◆ THE PROBLEM: Transcribe the listing verbatim. Do not carry over any pictures.

◆ MATERIAL:
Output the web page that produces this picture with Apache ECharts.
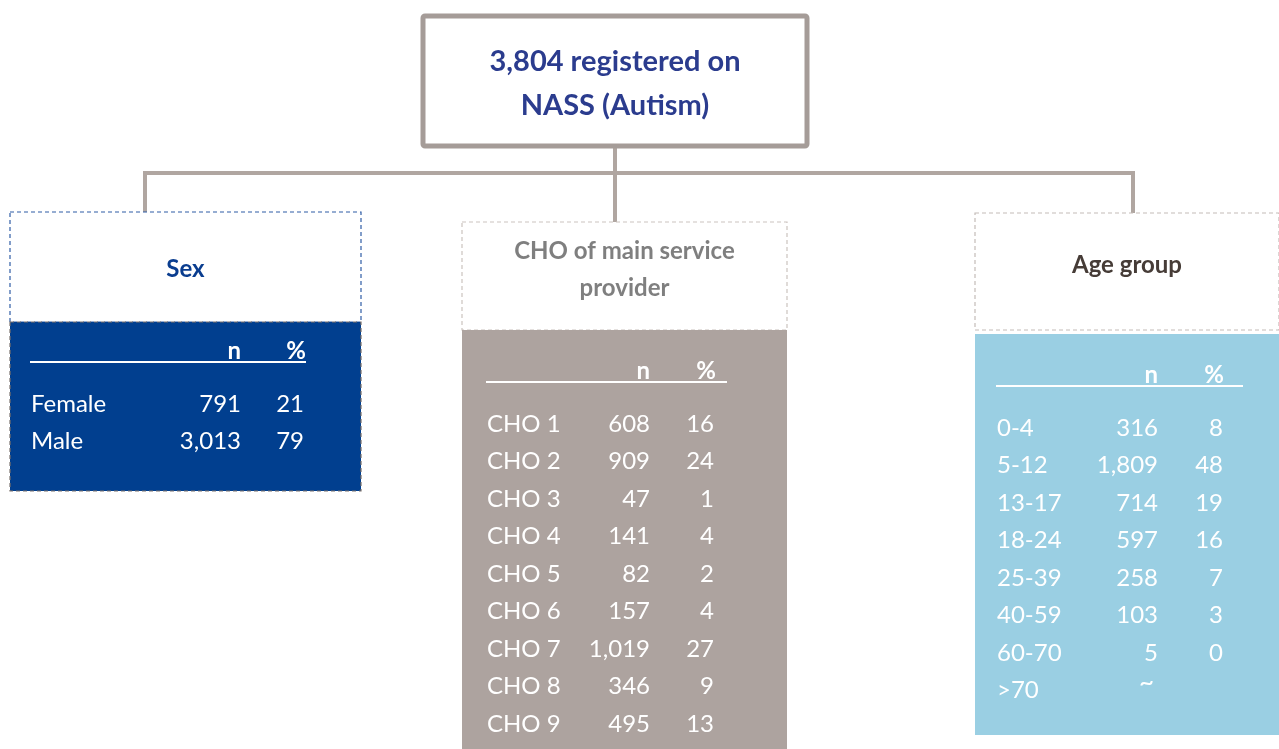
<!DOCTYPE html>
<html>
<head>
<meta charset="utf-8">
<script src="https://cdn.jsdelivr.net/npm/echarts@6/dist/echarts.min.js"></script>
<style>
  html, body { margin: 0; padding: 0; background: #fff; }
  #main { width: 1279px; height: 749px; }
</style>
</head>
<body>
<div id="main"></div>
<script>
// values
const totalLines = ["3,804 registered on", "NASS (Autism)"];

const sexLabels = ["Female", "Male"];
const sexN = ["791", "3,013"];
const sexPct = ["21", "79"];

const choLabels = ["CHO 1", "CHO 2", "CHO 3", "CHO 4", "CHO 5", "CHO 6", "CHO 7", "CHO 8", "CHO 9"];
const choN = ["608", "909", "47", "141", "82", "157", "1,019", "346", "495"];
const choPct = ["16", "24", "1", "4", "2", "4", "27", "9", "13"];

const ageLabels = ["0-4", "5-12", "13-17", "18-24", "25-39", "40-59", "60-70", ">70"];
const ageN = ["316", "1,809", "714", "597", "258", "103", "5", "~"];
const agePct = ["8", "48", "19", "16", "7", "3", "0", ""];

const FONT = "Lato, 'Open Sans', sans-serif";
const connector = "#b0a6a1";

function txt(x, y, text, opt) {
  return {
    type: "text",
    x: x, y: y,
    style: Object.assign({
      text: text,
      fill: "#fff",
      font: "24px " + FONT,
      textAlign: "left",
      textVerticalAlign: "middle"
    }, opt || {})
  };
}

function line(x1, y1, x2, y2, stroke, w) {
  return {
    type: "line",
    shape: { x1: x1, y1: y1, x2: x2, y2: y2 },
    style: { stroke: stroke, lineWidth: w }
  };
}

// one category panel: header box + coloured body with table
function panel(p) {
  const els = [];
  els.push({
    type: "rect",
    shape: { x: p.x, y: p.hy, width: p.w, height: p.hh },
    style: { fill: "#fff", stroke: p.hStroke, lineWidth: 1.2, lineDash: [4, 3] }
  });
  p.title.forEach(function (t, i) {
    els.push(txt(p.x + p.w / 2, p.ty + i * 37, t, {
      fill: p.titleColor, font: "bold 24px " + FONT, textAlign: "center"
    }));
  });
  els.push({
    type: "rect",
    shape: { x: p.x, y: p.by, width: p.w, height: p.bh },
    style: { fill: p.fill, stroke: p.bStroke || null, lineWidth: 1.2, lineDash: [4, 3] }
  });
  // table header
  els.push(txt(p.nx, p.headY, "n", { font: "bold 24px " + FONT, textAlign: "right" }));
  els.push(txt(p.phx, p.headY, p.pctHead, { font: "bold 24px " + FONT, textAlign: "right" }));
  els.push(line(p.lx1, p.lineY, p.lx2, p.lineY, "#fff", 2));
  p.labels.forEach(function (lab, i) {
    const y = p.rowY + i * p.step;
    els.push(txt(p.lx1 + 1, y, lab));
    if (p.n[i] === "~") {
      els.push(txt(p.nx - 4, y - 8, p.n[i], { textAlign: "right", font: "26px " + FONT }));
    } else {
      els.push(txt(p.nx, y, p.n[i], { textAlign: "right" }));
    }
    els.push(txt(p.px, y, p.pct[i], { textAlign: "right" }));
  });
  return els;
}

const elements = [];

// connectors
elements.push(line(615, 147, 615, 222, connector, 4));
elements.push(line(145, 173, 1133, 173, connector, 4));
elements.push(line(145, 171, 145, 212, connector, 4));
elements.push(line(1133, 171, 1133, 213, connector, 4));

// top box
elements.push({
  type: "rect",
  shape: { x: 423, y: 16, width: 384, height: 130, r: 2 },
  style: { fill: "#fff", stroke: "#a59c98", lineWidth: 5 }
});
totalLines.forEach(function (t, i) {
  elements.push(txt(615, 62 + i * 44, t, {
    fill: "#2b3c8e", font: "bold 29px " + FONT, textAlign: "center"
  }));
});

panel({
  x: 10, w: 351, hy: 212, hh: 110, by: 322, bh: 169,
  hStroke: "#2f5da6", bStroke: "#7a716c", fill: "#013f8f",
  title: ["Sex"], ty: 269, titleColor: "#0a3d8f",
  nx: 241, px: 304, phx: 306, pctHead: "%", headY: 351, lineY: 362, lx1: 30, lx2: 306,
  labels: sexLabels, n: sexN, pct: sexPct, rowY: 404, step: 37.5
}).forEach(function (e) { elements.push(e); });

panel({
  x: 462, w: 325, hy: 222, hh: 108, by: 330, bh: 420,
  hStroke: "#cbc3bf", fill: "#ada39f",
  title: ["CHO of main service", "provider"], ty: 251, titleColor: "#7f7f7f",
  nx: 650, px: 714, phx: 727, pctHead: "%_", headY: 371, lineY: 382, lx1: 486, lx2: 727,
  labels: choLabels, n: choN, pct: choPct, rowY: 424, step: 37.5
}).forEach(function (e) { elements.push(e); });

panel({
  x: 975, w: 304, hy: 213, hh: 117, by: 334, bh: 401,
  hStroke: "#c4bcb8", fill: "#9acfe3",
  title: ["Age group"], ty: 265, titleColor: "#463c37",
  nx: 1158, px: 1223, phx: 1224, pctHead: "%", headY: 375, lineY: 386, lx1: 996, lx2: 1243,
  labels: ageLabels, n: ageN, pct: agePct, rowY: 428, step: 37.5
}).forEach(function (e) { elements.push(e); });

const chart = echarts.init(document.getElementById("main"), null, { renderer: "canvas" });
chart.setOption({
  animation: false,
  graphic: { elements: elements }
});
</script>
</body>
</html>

◆ OUTPUT:
Output the web page that produces this picture with Apache ECharts.
<!DOCTYPE html>
<html>
<head>
<meta charset="utf-8">
<script src="https://cdn.jsdelivr.net/npm/echarts@6/dist/echarts.min.js"></script>
<style>
  html, body { margin: 0; padding: 0; background: #fff; }
  #main { width: 1279px; height: 749px; }
</style>
</head>
<body>
<div id="main"></div>
<script>
// values
const totalLines = ["3,804 registered on", "NASS (Autism)"];

const sexLabels = ["Female", "Male"];
const sexN = ["791", "3,013"];
const sexPct = ["21", "79"];

const choLabels = ["CHO 1", "CHO 2", "CHO 3", "CHO 4", "CHO 5", "CHO 6", "CHO 7", "CHO 8", "CHO 9"];
const choN = ["608", "909", "47", "141", "82", "157", "1,019", "346", "495"];
const choPct = ["16", "24", "1", "4", "2", "4", "27", "9", "13"];

const ageLabels = ["0-4", "5-12", "13-17", "18-24", "25-39", "40-59", "60-70", ">70"];
const ageN = ["316", "1,809", "714", "597", "258", "103", "5", "~"];
const agePct = ["8", "48", "19", "16", "7", "3", "0", ""];

const FONT = "Lato, 'Open Sans', sans-serif";
const connector = "#b0a6a1";

function txt(x, y, text, opt) {
  return {
    type: "text",
    x: x, y: y,
    style: Object.assign({
      text: text,
      fill: "#fff",
      font: "24px " + FONT,
      textAlign: "left",
      textVerticalAlign: "middle"
    }, opt || {})
  };
}

function line(x1, y1, x2, y2, stroke, w) {
  return {
    type: "line",
    shape: { x1: x1, y1: y1, x2: x2, y2: y2 },
    style: { stroke: stroke, lineWidth: w }
  };
}

// one category panel: header box + coloured body with table
function panel(p) {
  const els = [];
  els.push({
    type: "rect",
    shape: { x: p.x, y: p.hy, width: p.w, height: p.hh },
    style: { fill: "#fff", stroke: p.hStroke, lineWidth: 1.2, lineDash: [4, 3] }
  });
  p.title.forEach(function (t, i) {
    els.push(txt(p.x + p.w / 2, p.ty + i * 37, t, {
      fill: p.titleColor, font: "bold 24px " + FONT, textAlign: "center"
    }));
  });
  els.push({
    type: "rect",
    shape: { x: p.x, y: p.by, width: p.w, height: p.bh },
    style: { fill: p.fill, stroke: p.bStroke || null, lineWidth: 1.2, lineDash: [4, 3] }
  });
  // table header
  els.push(txt(p.nx, p.headY, "n", { font: "bold 24px " + FONT, textAlign: "right" }));
  els.push(txt(p.phx, p.headY, p.pctHead, { font: "bold 24px " + FONT, textAlign: "right" }));
  els.push(line(p.lx1, p.lineY, p.lx2, p.lineY, "#fff", 2));
  p.labels.forEach(function (lab, i) {
    const y = p.rowY + i * p.step;
    els.push(txt(p.lx1 + 1, y, lab));
    if (p.n[i] === "~") {
      els.push(txt(p.nx - 4, y - 8, p.n[i], { textAlign: "right", font: "26px " + FONT }));
    } else {
      els.push(txt(p.nx, y, p.n[i], { textAlign: "right" }));
    }
    els.push(txt(p.px, y, p.pct[i], { textAlign: "right" }));
  });
  return els;
}

const elements = [];

// connectors
elements.push(line(615, 147, 615, 222, connector, 4));
elements.push(line(145, 173, 1133, 173, connector, 4));
elements.push(line(145, 171, 145, 212, connector, 4));
elements.push(line(1133, 171, 1133, 213, connector, 4));

// top box
elements.push({
  type: "rect",
  shape: { x: 423, y: 16, width: 384, height: 130, r: 2 },
  style: { fill: "#fff", stroke: "#a59c98", lineWidth: 5 }
});
totalLines.forEach(function (t, i) {
  elements.push(txt(615, 62 + i * 44, t, {
    fill: "#2b3c8e", font: "bold 29px " + FONT, textAlign: "center"
  }));
});

panel({
  x: 10, w: 351, hy: 212, hh: 110, by: 322, bh: 169,
  hStroke: "#2f5da6", bStroke: "#7a716c", fill: "#013f8f",
  title: ["Sex"], ty: 269, titleColor: "#0a3d8f",
  nx: 241, px: 304, phx: 306, pctHead: "%", headY: 351, lineY: 362, lx1: 30, lx2: 306,
  labels: sexLabels, n: sexN, pct: sexPct, rowY: 404, step: 37.5
}).forEach(function (e) { elements.push(e); });

panel({
  x: 462, w: 325, hy: 222, hh: 108, by: 330, bh: 420,
  hStroke: "#cbc3bf", fill: "#ada39f",
  title: ["CHO of main service", "provider"], ty: 251, titleColor: "#7f7f7f",
  nx: 650, px: 714, phx: 727, pctHead: "%_", headY: 371, lineY: 382, lx1: 486, lx2: 727,
  labels: choLabels, n: choN, pct: choPct, rowY: 424, step: 37.5
}).forEach(function (e) { elements.push(e); });

panel({
  x: 975, w: 304, hy: 213, hh: 117, by: 334, bh: 401,
  hStroke: "#c4bcb8", fill: "#9acfe3",
  title: ["Age group"], ty: 265, titleColor: "#463c37",
  nx: 1158, px: 1223, phx: 1224, pctHead: "%", headY: 375, lineY: 386, lx1: 996, lx2: 1243,
  labels: ageLabels, n: ageN, pct: agePct, rowY: 428, step: 37.5
}).forEach(function (e) { elements.push(e); });

const chart = echarts.init(document.getElementById("main"), null, { renderer: "canvas" });
chart.setOption({
  animation: false,
  graphic: { elements: elements }
});
</script>
</body>
</html>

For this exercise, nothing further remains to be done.